Dickens wrote of redemption, hope and a prosperous future for all, but I fear that Cameron, Clegg, Miliband and co. will not provide the same. So, it was with heavy heart, through 21st century, and by now misted over specs that I saw poor Tiny Tim limp off to carry out his community service because his benefits had been withdrawn and he had been assessed as fit to work for a minimum wage. Old and work-weary Bob Cratchit (played graciously by Salford local Jack Lord), up even earlier than ever as he struggled to get to work on time, because the transport system had long since been closed down to “encourage” people to find environmentally-friendly travel alternatives. He now walked miles to work in order to avoid the planet-tax imposed on “carbon creators” by the Government. With his pension pot plundered, and a pay cut imposed, he worked harder and spent longer in the Scrooges cold and dilapidated office than ever before.

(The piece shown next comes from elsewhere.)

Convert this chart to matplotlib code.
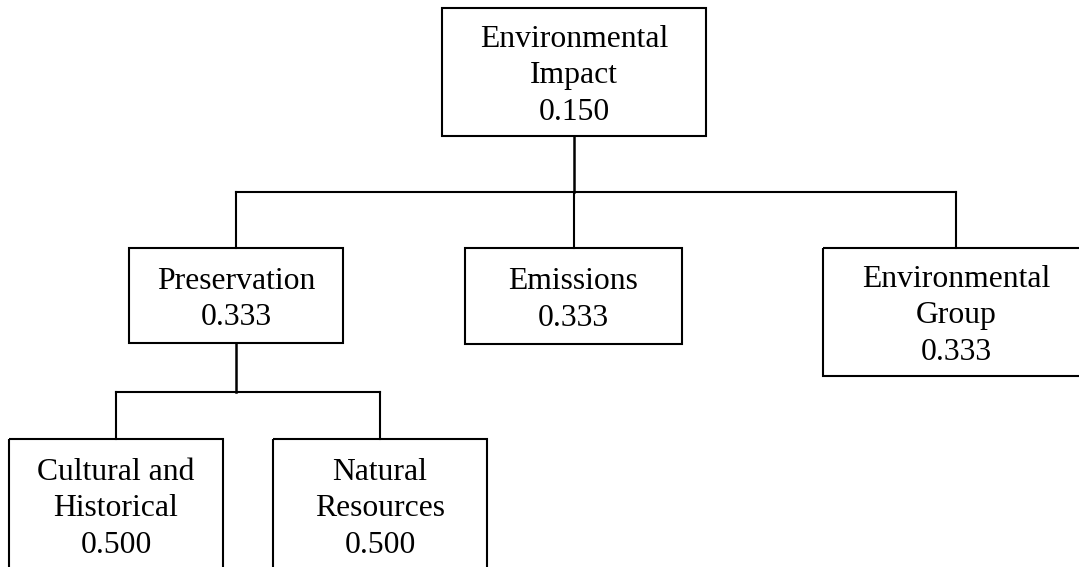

Poor Mrs Cratchit (played with motherly warmth by Abigail McGibbon) now stuck at home all day in temporary housing with the youngest child who could no longer afford to go to school since the introduction of fees for all, from cradle to grave were introduced to pay off Britain’s deficit. She struggled to manage on a reduced budget especially since rationing had been introduced to “encourage” the poor to eat more healthily. She could now no longer buy cheap, tasty and filling food at the supermarket and had to spend hours tracking down the racketeers selling these foods at marked-up prices and avoiding arrest by the “managing menus support officers” for possession of “junk food”, which was now a criminal offence.


And what of old Scrooge? Well, he’s still counting up the piles of profit, in pounds, euros, dollars, yuan and rupees oblivious to the misery of others around him.

2011 and beyond!

But back in the real world, with specs abandoned, all is not lost. Some of us at the Manchester Salon can still imagine a very different and much improved 21st century for everyone. We meet regularly to discuss our ideas and to challenge mainstream thinking and welcome others who have something to say about the future direction of society. Next discussion is looking at the issue of relevance in appreciating poetry - click on Poetry: its relevance and beyond.

So for now, in the best tradition of Dickens, we would like to wish all our readers and supporters a very merry Christmas and a prosperous and combative new year!